Yeah, when in doubt call the hillbilly a commie! Some things actually haven’t changed. But it’s worth noting where I purchased Living in Moneyland. I stopped in at the local Circuit City, which is going out of business. Seeing as  how I live in downtown Brooklyn, there wasn’t a lot of competition for the country music. The place was being stripped down to the walls — great bargains on TVs, CD players, DVDs! Hurry! Sale ends soon. Everything must go. 

Three’s company

A piece in this morning’s Wall Street Journal reports that local affiliates of what were once called the Big Three networks are hurting; viewership is down almost ten percent in some markets (like Las Vegas) and these are so-called free stations: the sevens and elevenses of ABC, for instance. 

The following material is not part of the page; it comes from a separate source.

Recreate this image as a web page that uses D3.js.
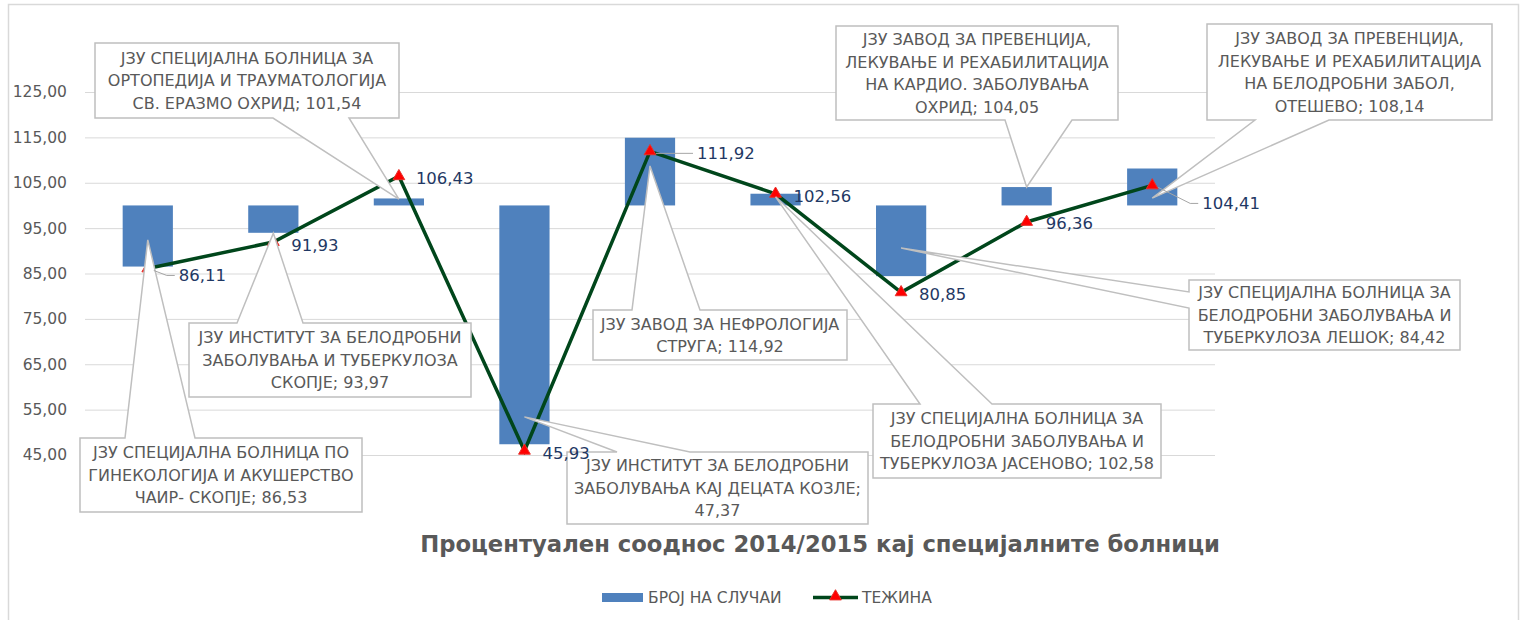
<!DOCTYPE html>
<html>
<head>
<meta charset="utf-8">
<script src="https://cdn.jsdelivr.net/npm/d3@7"></script>
<style>
  body { margin: 0; background: #fff; }
  svg text { font-family: "DejaVu Sans", sans-serif; }
</style>
</head>
<body>
<svg id="chart" width="1526" height="620"></svg>
<script>
// data
var hospitals = [
  'ЈЗУ СПЕЦИЈАЛНА БОЛНИЦА ПО\nГИНЕКОЛОГИЈА И АКУШЕРСТВО\nЧАИР- СКОПЈЕ',
  'ЈЗУ ИНСТИТУТ ЗА БЕЛОДРОБНИ\nЗАБОЛУВАЊА И ТУБЕРКУЛОЗА\nСКОПЈЕ',
  'ЈЗУ СПЕЦИЈАЛНА БОЛНИЦА ЗА\nОРТОПЕДИЈА И ТРАУМАТОЛОГИЈА\nСВ. ЕРАЗМО ОХРИД',
  'ЈЗУ ИНСТИТУТ ЗА БЕЛОДРОБНИ\nЗАБОЛУВАЊА КАЈ ДЕЦАТА КОЗЛЕ',
  'ЈЗУ ЗАВОД ЗА НЕФРОЛОГИЈА\nСТРУГА',
  'ЈЗУ СПЕЦИЈАЛНА БОЛНИЦА ЗА\nБЕЛОДРОБНИ ЗАБОЛУВАЊА И\nТУБЕРКУЛОЗА ЈАСЕНОВО',
  'ЈЗУ СПЕЦИЈАЛНА БОЛНИЦА ЗА\nБЕЛОДРОБНИ ЗАБОЛУВАЊА И\nТУБЕРКУЛОЗА ЛЕШОК',
  'ЈЗУ ЗАВОД ЗА ПРЕВЕНЦИЈА,\nЛЕКУВАЊЕ И РЕХАБИЛИТАЦИЈА\nНА КАРДИО. ЗАБОЛУВАЊА\nОХРИД',
  'ЈЗУ ЗАВОД ЗА ПРЕВЕНЦИЈА,\nЛЕКУВАЊЕ И РЕХАБИЛИТАЦИЈА\nНА БЕЛОДРОБНИ ЗАБОЛ,\nОТЕШЕВО'
]
var cases = [86.53, 93.97, 101.54, 47.37, 114.92, 102.58, 84.42, 104.05, 108.14]
var weights = [86.11, 91.93, 106.43, 45.93, 111.92, 102.56, 80.85, 96.36, 104.41]
var yTicks = [45, 55, 65, 75, 85, 95, 105, 115, 125]
var seriesNames = ['БРОЈ НА СЛУЧАИ', 'ТЕЖИНА']
var title = 'Процентуален сооднос 2014/2015 кај специјалните болници'
var BASE = 100

// callout layout (pixels), anchor given as a value on the y axis
var callouts = [
  { box: [80, 438, 282, 74], side: 'top', base: [125, 195], at: 92.4 },
  { box: [189, 323, 282, 74], side: 'top', base: [237, 303], at: 93.9 },
  { box: [95, 43, 304, 75], side: 'bottom', base: [273, 349], at: 101.4 },
  { box: [567, 452, 301, 72], side: 'top', base: [617, 690], at: 53.4, valueLine: true },
  { box: [593, 310, 254, 50], side: 'top', base: [632, 700], at: 108.7 },
  { box: [873, 404, 288, 74], side: 'top', base: [920, 992], at: 101.9 },
  { box: [1189, 280, 271, 70], side: 'left', base: [292, 308], at: 90.6 },
  { box: [836, 26, 282, 94], side: 'bottom', base: [1005, 1072], at: 104.06 },
  { box: [1207, 24, 285, 96], side: 'bottom', base: [1255, 1329], at: 101.6 }
]
// line value labels: offsets from the point
var labelPos = [
  { dx: 31, dy: 7, leader: true },
  { dx: 18, dy: 3 },
  { dx: 17, dy: 2 },
  { dx: 18, dy: 2 },
  { dx: 47, dy: 2, leader: true },
  { dx: 18, dy: 2 },
  { dx: 18, dy: 2 },
  { dx: 19, dy: 1 },
  { dx: 50, dy: 18, leader: true }
]

var fmt = function (v) { return d3.format('.2f')(v).replace('.', ',') }

var svg = d3.select('#chart')
var idx = d3.range(hospitals.length)

var x = d3.scaleBand().domain(idx).range([85, 1215]).paddingInner(0.6).paddingOuter(0.3)
var y = d3.scaleLinear().domain([45, 125]).range([455, 92])
var cx = function (i) { return x(i) + x.bandwidth() / 2 }

// chart frame
svg.append('rect')
  .attr('x', 8.5).attr('y', 4.5).attr('width', 1510).attr('height', 640)
  .attr('fill', 'none').attr('stroke', '#d9d9d9').attr('stroke-width', 1.5)

// axis + gridlines
var yAxis = svg.append('g')
  .attr('transform', 'translate(85,0)')
  .call(d3.axisLeft(y).tickValues(yTicks).tickSize(-(1215 - 85)).tickPadding(18).tickFormat(fmt))
yAxis.select('.domain').remove()
yAxis.selectAll('.tick line').attr('stroke', '#d9d9d9').attr('stroke-width', 1)
yAxis.selectAll('.tick text')
  .attr('fill', '#595959').attr('font-size', 15.5)
  .style('font-family', '"DejaVu Sans", sans-serif')

// bars from the 100 baseline
svg.append('g').selectAll('rect')
  .data(idx)
  .join('rect')
  .attr('x', function (i) { return x(i) })
  .attr('width', x.bandwidth())
  .attr('y', function (i) { return y(Math.max(cases[i], BASE)) })
  .attr('height', function (i) { return Math.abs(y(cases[i]) - y(BASE)) })
  .attr('fill', '#4f81bd')

// weight line
var line = d3.line()
  .x(function (i) { return cx(i) })
  .y(function (i) { return y(weights[i]) })
svg.append('path')
  .datum(idx)
  .attr('d', line)
  .attr('fill', 'none')
  .attr('stroke', '#00461b')
  .attr('stroke-width', 3.5)
  .attr('stroke-linejoin', 'miter')

var tri = d3.symbol().type(d3.symbolTriangle).size(60)
svg.append('g').selectAll('path')
  .data(idx)
  .join('path')
  .attr('d', tri)
  .attr('transform', function (i) { return 'translate(' + cx(i) + ',' + y(weights[i]) + ')' })
  .attr('fill', '#ff0000')
  .attr('stroke', '#e8302a')
  .attr('stroke-width', 1)

// callouts
function calloutPath (c, ax, ay) {
  var l = c.box[0], t = c.box[1], r = l + c.box[2], b = t + c.box[3]
  var p = d3.path()
  if (c.side === 'top') {
    p.moveTo(l, t); p.lineTo(c.base[0], t); p.lineTo(ax, ay); p.lineTo(c.base[1], t)
    p.lineTo(r, t); p.lineTo(r, b); p.lineTo(l, b)
  } else if (c.side === 'bottom') {
    p.moveTo(l, t); p.lineTo(r, t); p.lineTo(r, b); p.lineTo(c.base[1], b)
    p.lineTo(ax, ay); p.lineTo(c.base[0], b); p.lineTo(l, b)
  } else {
    p.moveTo(l, t); p.lineTo(r, t); p.lineTo(r, b); p.lineTo(l, b)
    p.lineTo(l, c.base[1]); p.lineTo(ax, ay); p.lineTo(l, c.base[0])
  }
  p.closePath()
  return p.toString()
}

var cg = svg.append('g').selectAll('g')
  .data(idx)
  .join('g')
cg.append('path')
  .attr('d', function (i) { return calloutPath(callouts[i], cx(i), y(callouts[i].at)) })
  .attr('fill', '#fff')
  .attr('stroke', '#bfbfbf')
  .attr('stroke-width', 1.5)
  .attr('stroke-linejoin', 'miter')
cg.each(function (i) {
  var c = callouts[i]
  var txt = hospitals[i] + ';' + (c.valueLine ? '\n' : ' ') + fmt(cases[i])
  var lines = txt.split('\n')
  var mid = c.box[1] + c.box[3] / 2
  var lh = 22.5
  var t = d3.select(this).append('text')
    .attr('text-anchor', 'middle')
    .attr('fill', '#595959')
    .attr('font-size', 16)
  lines.forEach(function (s, k) {
    t.append('tspan')
      .attr('x', c.box[0] + c.box[2] / 2)
      .attr('y', mid + (k - (lines.length - 1) / 2) * lh)
      .attr('dy', '0.36em')
      .text(s)
  })
  // keep long lines inside the box
  t.selectAll('tspan').each(function () {
    var w = this.getComputedTextLength()
    if (w > c.box[2] - 10) d3.select(this).attr('textLength', c.box[2] - 10).attr('lengthAdjust', 'spacingAndGlyphs')
  })
})

// line value labels
var lg = svg.append('g')
lg.selectAll('path')
  .data(idx.filter(function (i) { return labelPos[i].leader }))
  .join('path')
  .attr('d', function (i) {
    var px = cx(i), py = y(weights[i])
    var lx = px + labelPos[i].dx, ly = py + labelPos[i].dy
    return 'M' + (px + 6) + ',' + (py + 2) + 'L' + (lx - 12) + ',' + ly + 'L' + (lx - 4) + ',' + ly
  })
  .attr('fill', 'none')
  .attr('stroke', '#a6a6a6')
  .attr('stroke-width', 1)
lg.selectAll('text')
  .data(idx)
  .join('text')
  .attr('x', function (i) { return cx(i) + labelPos[i].dx })
  .attr('y', function (i) { return y(weights[i]) + labelPos[i].dy })
  .attr('dy', '0.36em')
  .attr('fill', '#1f3864')
  .attr('font-size', 16.5)
  .text(function (i) { return fmt(weights[i]) })

// title
var tt = svg.append('text')
  .attr('x', 820).attr('y', 552)
  .attr('text-anchor', 'middle')
  .attr('fill', '#595959')
  .attr('font-size', 22)
  .attr('font-weight', 'bold')
  .text(title)
var tw = tt.node().getComputedTextLength()
tt.attr('font-size', Math.max(19, Math.min(24, 22 * 800 / tw)))

// legend
var leg = svg.append('g')
leg.append('rect')
  .attr('x', 602).attr('y', 593).attr('width', 41).attr('height', 9)
  .attr('fill', '#4f81bd')
leg.append('text')
  .attr('x', 648).attr('y', 597.5).attr('dy', '0.36em')
  .attr('fill', '#595959').attr('font-size', 15.5)
  .text(seriesNames[0])
leg.append('line')
  .attr('x1', 813).attr('x2', 858).attr('y1', 597.5).attr('y2', 597.5)
  .attr('stroke', '#00461b').attr('stroke-width', 3.5)
leg.append('path')
  .attr('d', tri)
  .attr('transform', 'translate(835.5,596.5)')
  .attr('fill', '#ff0000').attr('stroke', '#e8302a')
leg.append('text')
  .attr('x', 862).attr('y', 597.5).attr('dy', '0.36em')
  .attr('fill', '#595959').attr('font-size', 15.5)
  .text(seriesNames[1])
</script>
</body>
</html>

They are suffering for the usual reasons: TV on demand, the explosion of choices on cable, the general disinterest in news and the world (all the stranger as the world often seems poised to implode). And of course, as station managers and producers struggle for solutions, no one is saying, ‘Hey, maybe we should make local programming smarter!”

Opposite day! On CNN you can see the creep has moved the other direction, imitating the happy-talk of local news (and national morning shows) all day until Wolf Blitzer appears in the afternoon, like some scold, to remind class there are serious political issues to discuss. Only to then proceed to discuss them in the usual bipartisan, sound-bite fashion with the usual parade of authors and think-tank pundits and (of course) the best political team on television. 

Until Wolf arrives, though, the substitute teachers rule, with John Roberts literally playing the fool in the morning and the reporters trying to outdo each other on the dumb-and-dumber front. Just this morning I heard a report about how Detroit is trying to attract Hollywood in the wake of the success of Gran Torino. “Before there was the Big Three, Motown had this big three!” the reporter said, showing footage of the Supremes.

Huh? You mean the singers of the sixties predated the auto industry? Why, then, did the label call itself Motown, ie Motor City? How stupid can you be? Tune in tomorrow to find out.